The Raccoon Circle is a collection of games and ice-breakers all centered around a circle of rope or tubing used by a group (typically youth). There are hundreds and hundreds of Raccoon Circle activities that have been created and shared virally for years. You can find several online listings of activities (Jim Cain’s being the most widely known) that you can freely use and adapt for your own purposes.
In my youth programs, we primarily used the Raccoon Circle as a tool to get our youth to check-in with each other, get connected to the group, and prepare for the day’s activities together. A relatively simple variation to the daily check-in, I was surprised by how effective the Raccoon Circle was in helping our youth to focus and settle in.
Here’s how the Raccoon Circle of Sharing worked.
The only supplies you need are a length of rope or tubing, tied into a circle, with one large knot. The rope should be long enough that your entire group can all hold onto it with both hands, standing roughly shoulder to shoulder.
Set the Ground Rules
Setting clear ground rules is key to the success of the Raccoon Circle.
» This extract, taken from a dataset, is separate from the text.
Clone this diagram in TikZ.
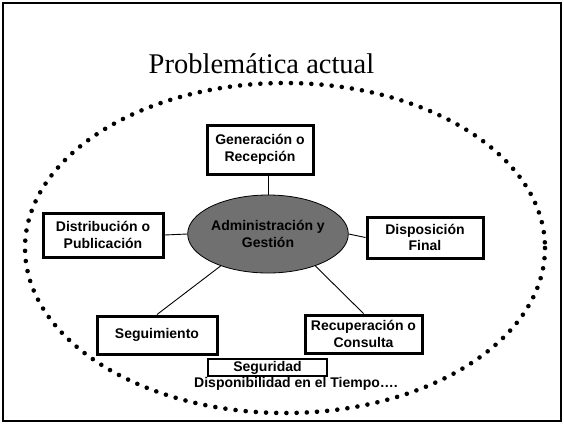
\documentclass[tikz,border=0pt]{standalone}
\usepackage{fontspec}
\setmainfont{Liberation Serif}
\setsansfont{Liberation Sans}
\usetikzlibrary{shapes.geometric}
\definecolor{hubgray}{RGB}{112,112,112}
\begin{document}
\begin{tikzpicture}[x=1pt,y=-1pt,
  label/.style={font=\sffamily\bfseries\fontsize{14}{16.5}\selectfont, align=center},
  stagebox/.style={label, draw=black, line width=3pt, fill=white, inner sep=0pt},
  hub/.style={label, ellipse, draw=black, line width=0.8pt, fill=hubgray,
    minimum width=130pt, minimum height=78pt, inner sep=0pt},
  link/.style={draw=black, line width=0.9pt},
  ring/.style={draw=black, line width=4.6pt, line cap=round, dash pattern=on 0pt off 10.2pt}]
  \useasboundingbox (0,0) rectangle (564,424);
  % slide frame
  \draw[line width=2pt] (3,3) rectangle (561,421);
  % title
  \node[font=\fontsize{28.5}{32}\selectfont, anchor=base] (title) at (261.5,73) {Problemática actual};
  % dotted boundary
  \draw[ring] (285,248) ellipse [x radius=260, y radius=165];
  % central process
  \node[hub] (adm) at (268,234) {Administración y\\Gestión};
  % stages
  \node[stagebox, minimum width=106pt, minimum height=49pt] (gen) at (260,149.5) {Generación o\\Recepción};
  \node[stagebox, minimum width=120pt, minimum height=44pt] (dist) at (103,235) {Distribución o\\Publicación};
  \node[stagebox, minimum width=116pt, minimum height=41pt] (disp) at (425,237.5) {Disposición\\Final};
  \node[stagebox, minimum width=120pt, minimum height=38pt] (seg) at (157,335) {Seguimiento};
  \node[stagebox, minimum width=117pt, minimum height=38pt] (rec) at (363.5,334) {Recuperación o\\Consulta};
  % cross-cutting aspects
  \node[label, draw=black, line width=2pt, fill=white, minimum width=119pt, minimum height=17pt, inner sep=0pt] (segur) at (267.5,367.5) {Seguridad};
  \node[label, inner sep=0pt] (disptime) at (296,384) {Disponibilidad en el Tiempo….};
  % connectors
  \draw[link] (adm.north) -- (adm.north |- gen.south);
  \draw[link] (dist.east) -- (adm.west);
  \draw[link] (adm.east) -- (disp.west);
  \draw[link] (adm.214) -- (seg.north);
  \draw[link] (adm.-34) -- (rec.north);
\end{tikzpicture}
\end{document}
The rules are very simple:
- Everyone holds onto the Raccoon Circle with both hands and faces into the circle.
- The Raccoon Circle must never touch the floor. [Optional, but I’ve found it helps promote respect for the ritual.]
- You request to speak by shaking your section of the rope.
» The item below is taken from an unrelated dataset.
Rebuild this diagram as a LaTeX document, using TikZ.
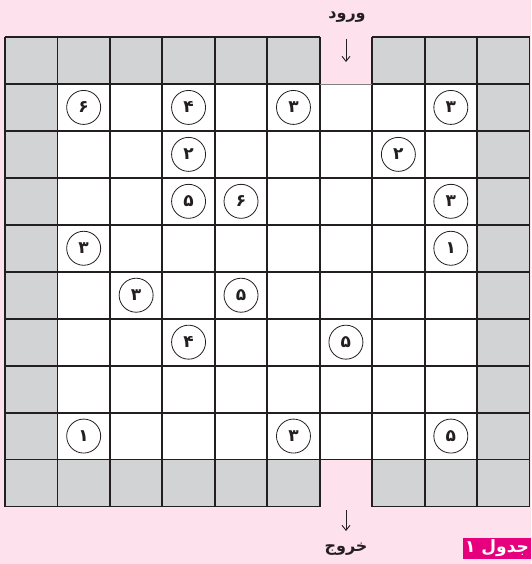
\documentclass[tikz,border=0pt]{standalone}
\usepackage{fontspec}
\usetikzlibrary{arrows.meta}
\TeXXeTstate=1
\newfontfamily\arabicfont[Script=Arabic]{DejaVu Sans}
\definecolor{bgpink}{HTML}{FDE1EC}
\definecolor{cellgray}{HTML}{D1D3D4}
\definecolor{inkline}{HTML}{231F20}
\definecolor{tagmag}{HTML}{E6007E}
\tikzset{
  gridline/.style={draw=inkline, line width=1.8pt},
  clue/.style={circle, draw=inkline, line width=0.8pt, minimum size=34pt, inner sep=0pt,
    font=\arabicfont\bfseries\fontsize{17}{17}\selectfont, text=inkline},
  lab/.style={font=\arabicfont\bfseries\fontsize{16}{16}\selectfont, text=inkline, inner sep=0pt},
  flow/.style={draw=inkline, line width=0.9pt, -{Straight Barb[length=5pt,width=8pt]}},
  tag/.style={fill=tagmag, text=white, minimum width=68pt, minimum height=21pt, inner sep=0pt,
    font=\arabicfont\bfseries\fontsize{17}{17}\selectfont}
}
\begin{document}
\begin{tikzpicture}[x=1pt,y=-1pt]
\useasboundingbox (0,0) rectangle (531,564);
\fill[bgpink] (0,0) rectangle (531,564);
\def\cw{52.45}
\def\rh{46.95}
% outer ring gray
\fill[cellgray] (5,37) rectangle (5+10*\cw,37+10*\rh);
% interior white
\fill[white] (5+\cw,37+\rh) rectangle (5+9*\cw,37+9*\rh);
% entrance and exit gaps
\fill[bgpink] (5+6*\cw,37) rectangle (5+7*\cw,37+\rh);
\fill[bgpink] (5+6*\cw,37+9*\rh) rectangle (5+7*\cw,37+10*\rh);
% vertical lines
\foreach \i in {0,...,10}{
  \draw[gridline] (5+\i*\cw,37) -- (5+\i*\cw,37+10*\rh);
}
% horizontal lines
\foreach \j in {0,10}{
  \draw[gridline] (5,37+\j*\rh) -- (5+6*\cw,37+\j*\rh);
  \draw[gridline] (5+7*\cw,37+\j*\rh) -- (5+10*\cw,37+\j*\rh);
}
\draw[draw=gray, line width=0.6pt] (5+6*\cw,37+\rh) -- (5+7*\cw,37+\rh);
\draw[gridline] (5,37+\rh) -- (5+6*\cw,37+\rh);
\draw[gridline] (5+7*\cw,37+\rh) -- (5+10*\cw,37+\rh);
\foreach \j in {2,...,9}{
  \draw[gridline] (5,37+\j*\rh) -- (5+10*\cw,37+\j*\rh);
}
% clues
\foreach \r/\c/\d in {1/1/۶,1/3/۴,1/5/۳,1/8/۳,2/3/۲,2/7/۲,3/3/۵,3/4/۶,3/8/۳,4/1/۳,4/8/۱,5/2/۳,5/4/۵,6/3/۴,6/6/۵,8/1/۱,8/5/۳,8/8/۵}{
  \node[clue] (n\r-\c) at (5+\cw*\c+0.5*\cw,37+\rh*\r+0.5*\rh) {\d};
}
% entrance / exit
\node[lab] (inlab) at (347,17) {\beginR ورود\endR};
\coordinate (inA) at (346,39);
\coordinate (inB) at (346,62);
\draw[flow] (inA) -- (inB);
\coordinate (outA) at (346,510);
\coordinate (outB) at (346,531);
\draw[flow] (outA) -- (outB);
\node[lab] (outlab) at (346,549) {\beginR خروج\endR};
% table tag
\node[tag] (tagnode) at (497,548) {\beginR جدول ۱\endR};
\end{tikzpicture}
\end{document}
- Only the person who has the knot speaks. Everyone else listens.
- If someone doesn’t wish to speak, they don’t have to.
- This is a circle of trust. Show respect to each other and for what is shared.
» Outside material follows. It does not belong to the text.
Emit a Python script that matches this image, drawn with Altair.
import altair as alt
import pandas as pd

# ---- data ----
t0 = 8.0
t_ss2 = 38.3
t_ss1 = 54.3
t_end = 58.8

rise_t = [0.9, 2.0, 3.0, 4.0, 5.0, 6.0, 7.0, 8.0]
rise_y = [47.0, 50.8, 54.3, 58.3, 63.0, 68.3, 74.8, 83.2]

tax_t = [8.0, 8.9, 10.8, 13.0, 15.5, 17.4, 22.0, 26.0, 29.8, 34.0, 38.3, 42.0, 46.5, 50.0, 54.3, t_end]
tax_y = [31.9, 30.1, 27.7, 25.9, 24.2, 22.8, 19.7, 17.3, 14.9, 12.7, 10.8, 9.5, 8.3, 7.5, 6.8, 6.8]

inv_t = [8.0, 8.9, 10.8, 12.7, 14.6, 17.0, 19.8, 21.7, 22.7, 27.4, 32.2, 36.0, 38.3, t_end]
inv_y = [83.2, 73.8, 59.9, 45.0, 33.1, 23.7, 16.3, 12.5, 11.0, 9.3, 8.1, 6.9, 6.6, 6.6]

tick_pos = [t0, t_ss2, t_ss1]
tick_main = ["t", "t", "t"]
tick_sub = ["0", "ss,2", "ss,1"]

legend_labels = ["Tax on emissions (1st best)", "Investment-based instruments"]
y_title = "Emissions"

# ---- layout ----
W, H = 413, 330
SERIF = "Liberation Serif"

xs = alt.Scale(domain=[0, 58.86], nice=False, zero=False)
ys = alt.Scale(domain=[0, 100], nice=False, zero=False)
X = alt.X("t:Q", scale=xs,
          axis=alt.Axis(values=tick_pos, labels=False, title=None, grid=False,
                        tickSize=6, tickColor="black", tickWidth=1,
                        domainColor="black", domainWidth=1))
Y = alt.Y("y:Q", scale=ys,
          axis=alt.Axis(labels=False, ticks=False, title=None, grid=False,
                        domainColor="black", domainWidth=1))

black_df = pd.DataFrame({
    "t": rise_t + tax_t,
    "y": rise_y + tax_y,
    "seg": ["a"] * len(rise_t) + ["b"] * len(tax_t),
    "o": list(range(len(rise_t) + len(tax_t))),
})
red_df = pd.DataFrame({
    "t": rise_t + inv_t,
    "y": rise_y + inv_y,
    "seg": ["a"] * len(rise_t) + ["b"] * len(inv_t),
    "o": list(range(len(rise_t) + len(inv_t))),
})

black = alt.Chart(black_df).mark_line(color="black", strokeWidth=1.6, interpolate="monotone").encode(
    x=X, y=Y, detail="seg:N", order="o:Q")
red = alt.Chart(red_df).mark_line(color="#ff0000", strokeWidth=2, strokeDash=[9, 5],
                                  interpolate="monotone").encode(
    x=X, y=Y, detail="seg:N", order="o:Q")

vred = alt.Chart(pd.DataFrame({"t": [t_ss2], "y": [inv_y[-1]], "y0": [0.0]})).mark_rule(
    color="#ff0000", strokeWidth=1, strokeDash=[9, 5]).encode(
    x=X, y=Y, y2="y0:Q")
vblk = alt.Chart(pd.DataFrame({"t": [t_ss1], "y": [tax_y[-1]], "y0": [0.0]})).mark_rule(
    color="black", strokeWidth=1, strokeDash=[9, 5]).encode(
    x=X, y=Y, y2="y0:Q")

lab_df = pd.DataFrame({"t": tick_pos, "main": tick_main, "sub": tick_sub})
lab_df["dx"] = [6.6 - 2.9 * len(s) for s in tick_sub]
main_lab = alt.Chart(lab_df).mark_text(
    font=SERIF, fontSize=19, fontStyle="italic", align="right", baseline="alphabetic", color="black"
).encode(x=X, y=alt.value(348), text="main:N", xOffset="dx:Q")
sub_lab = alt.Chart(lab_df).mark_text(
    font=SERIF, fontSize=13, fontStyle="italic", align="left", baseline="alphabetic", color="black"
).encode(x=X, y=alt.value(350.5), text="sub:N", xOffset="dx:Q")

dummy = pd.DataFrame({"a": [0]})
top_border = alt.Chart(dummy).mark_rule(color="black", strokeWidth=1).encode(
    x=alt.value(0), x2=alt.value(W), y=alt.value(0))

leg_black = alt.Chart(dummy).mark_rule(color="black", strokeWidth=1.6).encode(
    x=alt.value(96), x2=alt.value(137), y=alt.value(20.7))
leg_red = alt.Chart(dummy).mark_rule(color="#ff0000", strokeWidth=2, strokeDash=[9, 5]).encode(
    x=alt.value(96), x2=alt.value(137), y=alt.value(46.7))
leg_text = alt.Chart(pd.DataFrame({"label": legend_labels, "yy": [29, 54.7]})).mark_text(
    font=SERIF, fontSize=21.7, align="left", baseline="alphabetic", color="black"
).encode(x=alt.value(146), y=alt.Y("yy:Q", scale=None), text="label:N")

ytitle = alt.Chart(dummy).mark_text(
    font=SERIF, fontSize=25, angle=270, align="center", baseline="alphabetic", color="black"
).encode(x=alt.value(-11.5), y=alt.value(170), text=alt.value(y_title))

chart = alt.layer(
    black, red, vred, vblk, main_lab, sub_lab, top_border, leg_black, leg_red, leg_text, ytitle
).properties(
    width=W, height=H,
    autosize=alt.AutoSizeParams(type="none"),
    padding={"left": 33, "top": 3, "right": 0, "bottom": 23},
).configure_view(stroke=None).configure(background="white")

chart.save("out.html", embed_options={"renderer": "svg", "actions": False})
- This isn’t a debate or a competition. Everyone has a right to their views.
Facilitate the Activity
Explain that you are going to ask the question for the day. The question should be something personal, thought-provoking, and appropriate for your group given their comfort level with each other and maturity.
Here are some sample questions we’ve used:
- What is your absolute favorite thing to do?
- What is the most important thing for someone you’ve just met to know about you?
- What are you most proud of?
- Who are your heroes?
- How are you unique?
- Your house catches fire- what object would you save first?
- What was one of the happiest days of your life?
- Name two ways you consider yourself lucky.
- Name something you’ve always wanted to do and explain why you haven’t done it yet.
- What is an issue or problem in your community that you are really particularly passionate about addressing or solving?
After asking the question, the youth take turns answering it (if they wish.) Keep the activity going until every youth has had an opportunity to share. The facilitator should also participate and share, as part of the group, to set a good example.
In our experience, the ritual of the Raccoon Circle has helped build the sense of community among our cohorts of students quickly. Often a youth would take it upon herself to carefully pass the Raccoon Circle rope among the group, and fold it away neatly in its box afterwards each session.
The knot serves a similar purpose as a talking stick, with the added necessity of having to pass the knot around the circle to the person requesting it.
Youth having both hands holding on to the circle in our experience tends to help them focus on the group and not get distracted.
Silence in between youth’s responses is fine. Sometimes they like going in a circle, other times they prefer to do it popcorn style.
Shout-out to Christine Wilkinson for introducing me to the Raccoon Circle.